Эту специфику погребального обряда как источника для социологических реконструкций необходимо учитывать и при анализе погребальных древностей соседних народов — в том числе балтских и финно-угорских. У этих народов, особенно в Литве и Поволжье (мордва, мурома), наличие социальной дифференциации, в том числе воинских погребений, прослеживается по погребальным памятникам на протяжении почти всего 1-го тыс. н. э. На этом основании делались выводы чуть ли не о процессах классообразования и феодализации у балтов и финнов, хотя в действительности погребальные и другие почести, воздаваемые родоплеменной знати, были наибольшими в последний период первобытнообщинного строя. Соседи славян — балты и финны — не превосходили их, а скорее отставали от славян по уровню социального развития, процессам государствообразования.

«Бедность» инвентаря остается дифференциальным признаком славянских погребений вплоть до X в. (до конца языческого периода), что наглядно проявляется, в частности, когда в одних и тех же некрополях встречаются славянские и «богатые» скандинавские курганы. При этом богатство и бедность инвентаря также не являются надежным показателем социального ранга погребенного без учета иных признаков — размеров кургана, количества жертвоприношений и т. п. Недавние остеологические исследования в Гнездове показали, что малоинвентарные кремации содержали кости принесенных в жертву животных — коня, собаки и птицы; эта иерархия жертв характеризует, скорее, ритуал социальных верхов, чем бедных низов, во всяком случае примыкает к жертвенному комплексу дружинных курганов (с набором вооружения, богатым инвентарем и т. п.).

Разумеется, проблемы как этнической, так и социальной интерпретации погребальных памятников должны решаться конкретно, с учетом места погребального памятника в могильнике, могильника — в культурном ареале и т. д.
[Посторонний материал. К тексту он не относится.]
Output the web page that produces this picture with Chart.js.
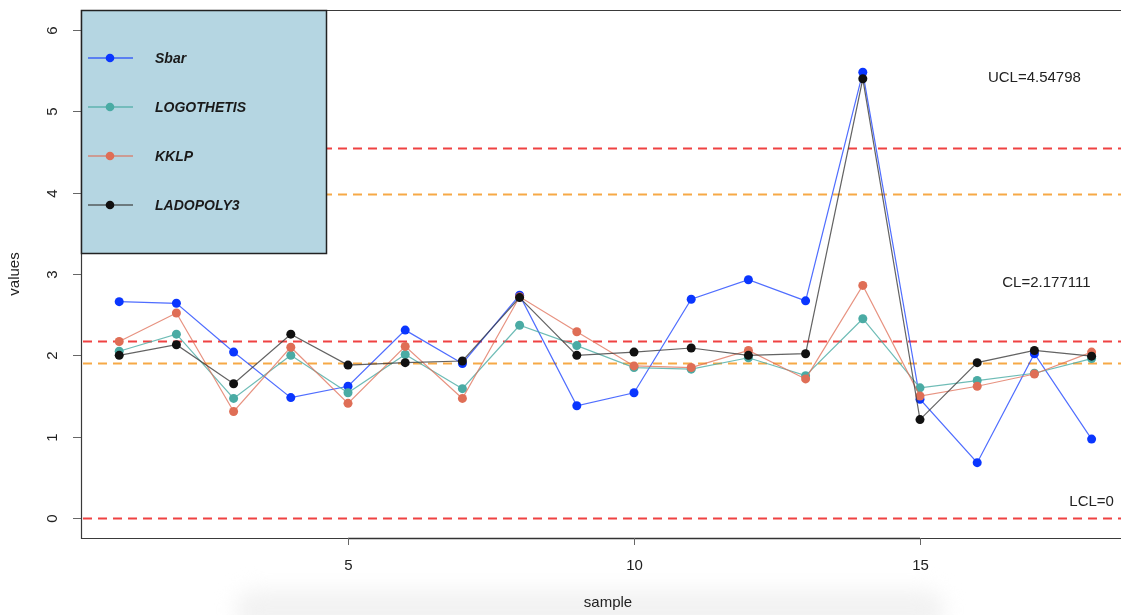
<!DOCTYPE html>
<html>
<head>
<meta charset="utf-8">
<script src="https://cdn.jsdelivr.net/npm/chart.js@4"></script>
<style>
  html, body { margin: 0; padding: 0; background: #ffffff; overflow: hidden; }
  #wrap { position: relative; width: 1121px; height: 615px; }
  #haze { position: absolute; left: 235px; top: 590px; width: 710px; height: 40px;
          background: #f2f2f2; filter: blur(10px); border-radius: 30px; }
  #c { position: absolute; left: 0; top: 0; }
</style>
</head>
<body>
<div id="wrap">
  <div id="haze"></div>
  <canvas id="c" width="1121" height="615"></canvas>
</div>
<script>
// Sample numbers along the x axis
const samples = [1, 2, 3, 4, 5, 6, 7, 8, 9, 10, 11, 12, 13, 14, 15, 16, 17, 18];

// Statistic per sample for each method
const sbar       = [2.66, 2.64, 2.04, 1.48, 1.62, 2.31, 1.90, 2.74, 1.38, 1.54, 2.69, 2.93, 2.67, 5.48, 1.46, 0.68, 2.02, 0.97];
const logothetis = [2.05, 2.26, 1.47, 2.00, 1.54, 2.01, 1.59, 2.37, 2.12, 1.85, 1.83, 1.97, 1.75, 2.45, 1.60, 1.69, 1.78, 1.96];
const kklp       = [2.17, 2.52, 1.31, 2.10, 1.41, 2.11, 1.47, 2.72, 2.29, 1.87, 1.85, 2.06, 1.71, 2.86, 1.50, 1.62, 1.77, 2.04];
const ladopoly3  = [2.00, 2.13, 1.65, 2.26, 1.88, 1.91, 1.93, 2.71, 2.00, 2.04, 2.09, 2.00, 2.02, 5.40, 1.21, 1.91, 2.06, 1.99];

// Control limits (red) and warning limits (orange)
const controlLimits = [4.54798, 2.177111, 0];
const warningLimits = [3.984, 1.904];
const limitLabels   = ["UCL=4.54798", "CL=2.177111", "LCL=0"];

// Axis ticks
const xTicks = [5, 10, 15];
const yTicks = [0, 1, 2, 3, 4, 5, 6];

const seriesNames = ["Sbar", "LOGOTHETIS", "KKLP", "LADOPOLY3"];
const seriesData  = [sbar, logothetis, kklp, ladopoly3];
const pointColors = ["#0a36ff", "#4aaba4", "#df6e56", "#111111"];
const lineColors  = ["rgba(20,60,255,0.75)", "rgba(74,171,164,0.8)", "rgba(223,110,86,0.75)", "rgba(60,60,60,0.8)"];

const FONT = "'Liberation Sans', Arial, Helvetica, sans-serif";

const datasets = seriesNames.map((name, i) => ({
  label: name,
  data: samples.map((s, k) => ({ x: s, y: seriesData[i][k] })),
  borderColor: lineColors[i],
  backgroundColor: pointColors[i],
  pointBackgroundColor: pointColors[i],
  pointBorderWidth: 0,
  pointRadius: 4.5,
  borderWidth: 1.2,
  tension: 0,
  clip: false,
  order: seriesNames.length - i
}));

// Horizontal limit lines, drawn beneath the series
const limitLines = {
  id: 'limitLines',
  beforeDatasetsDraw(chart) {
    const { ctx, chartArea: a, scales: { y } } = chart;
    ctx.save();
    ctx.beginPath();
    ctx.rect(a.left, a.top, a.right - a.left, a.bottom - a.top);
    ctx.clip();
    ctx.lineWidth = 2;
    ctx.setLineDash([9, 6]);
    const drawSet = (vals, color) => {
      ctx.strokeStyle = color;
      vals.forEach(v => {
        const py = Math.round(y.getPixelForValue(v)) + 0.5;
        ctx.beginPath();
        ctx.moveTo(a.left + 2, py);
        ctx.lineTo(a.right, py);
        ctx.stroke();
      });
    };
    drawSet(warningLimits, "rgba(245,160,50,0.9)");
    drawSet(controlLimits, "rgba(238,50,50,0.92)");
    ctx.restore();
  }
};

// Plot frame, axes, tick labels, titles, limit annotations and the legend
const frame = {
  id: 'frame',
  afterDatasetsDraw(chart) {
    const { ctx, chartArea: a, scales: { x, y } } = chart;
    ctx.save();
    ctx.setLineDash([]);

    // limit annotations
    ctx.fillStyle = "#222";
    ctx.font = "15px " + FONT;
    ctx.textBaseline = "middle";
    const notes = [
      { text: limitLabels[0], x: 17.0, y: 5.41 },
      { text: limitLabels[1], x: 17.21, y: 2.89 },
      { text: limitLabels[2], x: 18.0, y: 0.20 }
    ];
    ctx.textAlign = "center";
    notes.forEach(n => {
      ctx.fillText(n.text, x.getPixelForValue(n.x), y.getPixelForValue(n.y));
    });

    // box
    ctx.strokeStyle = "#3a3a3a";
    ctx.lineWidth = 1.2;
    ctx.beginPath();
    ctx.moveTo(a.right + 2, a.top + 0.5);
    ctx.lineTo(a.left + 0.5, a.top + 0.5);
    ctx.lineTo(a.left + 0.5, a.bottom + 0.5);
    ctx.lineTo(a.right + 2, a.bottom + 0.5);
    ctx.stroke();

    // x axis
    ctx.strokeStyle = "#333";
    ctx.lineWidth = 1.6;
    ctx.beginPath();
    ctx.moveTo(x.getPixelForValue(xTicks[0]), a.bottom + 0.5);
    ctx.lineTo(x.getPixelForValue(xTicks[xTicks.length - 1]), a.bottom + 0.5);
    ctx.stroke();
    ctx.lineWidth = 1;
    ctx.strokeStyle = "#666";
    ctx.fillStyle = "#222";
    ctx.font = "15px " + FONT;
    ctx.textAlign = "center";
    ctx.textBaseline = "middle";
    xTicks.forEach(t => {
      const px = Math.round(x.getPixelForValue(t)) + 0.5;
      ctx.beginPath();
      ctx.moveTo(px, a.bottom);
      ctx.lineTo(px, a.bottom + 7);
      ctx.stroke();
      ctx.fillText(String(t), px, a.bottom + 28);
    });
    ctx.fillText("sample", 608, 603);

    // y axis ticks (rotated labels)
    yTicks.forEach(t => {
      const py = Math.round(y.getPixelForValue(t)) + 0.5;
      ctx.beginPath();
      ctx.moveTo(a.left - 8, py);
      ctx.lineTo(a.left, py);
      ctx.stroke();
      ctx.save();
      ctx.translate(53, py);
      ctx.rotate(-Math.PI / 2);
      ctx.fillText(String(t), 0, 0);
      ctx.restore();
    });
    ctx.save();
    ctx.translate(15, (a.top + a.bottom) / 2);
    ctx.rotate(-Math.PI / 2);
    ctx.fillText("values", 0, 0);
    ctx.restore();

    // legend
    const lx = a.left + 0.5, ly = a.top + 0.5, lw = 245, lh = 243;
    ctx.fillStyle = "#b5d6e2";
    ctx.fillRect(lx, ly, lw, lh);
    ctx.strokeStyle = "#222";
    ctx.lineWidth = 1.5;
    ctx.strokeRect(lx, ly, lw, lh);
    ctx.font = "italic bold 14px " + FONT;
    ctx.textAlign = "left";
    seriesNames.forEach((name, i) => {
      const ry = 58 + i * 49;
      ctx.strokeStyle = lineColors[i];
      ctx.lineWidth = 1.3;
      ctx.beginPath();
      ctx.moveTo(88, ry);
      ctx.lineTo(133, ry);
      ctx.stroke();
      ctx.fillStyle = pointColors[i];
      ctx.beginPath();
      ctx.arc(110, ry, 4.3, 0, Math.PI * 2);
      ctx.fill();
      ctx.fillStyle = "#1a1a1a";
      ctx.fillText(name, 155, ry + 1);
    });
    ctx.restore();
  }
};

new Chart(document.getElementById('c'), {
  type: 'line',
  data: { datasets },
  options: {
    responsive: false,
    animation: false,
    layout: { autoPadding: false, padding: { left: 81, top: 10, right: 0, bottom: 77 } },
    plugins: { legend: { display: false }, tooltip: { enabled: false } },
    scales: {
      x: { type: 'linear', display: false, min: 0.332, max: 18.514 },
      y: { type: 'linear', display: false, min: -0.246, max: 6.246 }
    }
  },
  plugins: [limitLines, frame]
});
</script>
</body>
</html>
Сам по себе обычай трупосожжения (и вообще погребения) с конем свойствен всем соседям славян, включая финнов, тюрков, «находников»-скандинавов, не говоря уже о считающемся «классическим» примере балтов, у которых погребения с конем известны с начала н. э. Обычай сожжения коня вместе с хозяином известен и культуре смоленских длинных курганов, приписываемой кривичам, но развивающейся в традициях восточнобалтской культуры.

Так или иначе, судя по тому, что кости лошади и собаки обнаружены и в безурновых кремациях середины 1-го тыс. н. э. в Подесенье, традиция сожжения с жертвенными животными может быть признана достаточно архаичной, даже балто-славянской; как уже говорилось, для древностей первой половины — середины 1-го тыс. н. э. различение славянских и балтских традиций проблематично.

Наличие костей лошади и собаки в погребении не свидетельствует прямо о знатности (или богатстве) погребенного: в большинстве индоевропейских традиций эти животные могли не столько отмечать социальный статус, сколько выполнять культовую функцию — служить проводником умершего на тот свет: ср. смерть Вещего Олега «от коня» (глава 4.2.1) и т. п. В частности, в балто-славянской традиции (и индоевропейской ретроспективе) конь может быть связан с божеством загробного мира и «скотьим богом» Волосом/Велесом — Велсом (Вялнясом). Впрочем, тот же Волос является и богом богатства, воплощением которого служит скот (Топоров 1987. С. 17-18; см., в частности, об обрядах сожжения жертвенных животных, в том числе коня — С. 47-48). Итак, соотношение бедность/богатство в обрядовой сфере неравнозначно этому же соотношению в сфере социальной, точнее, «имущественной» (ср. Петрухин 1995. С. 195 и сл.).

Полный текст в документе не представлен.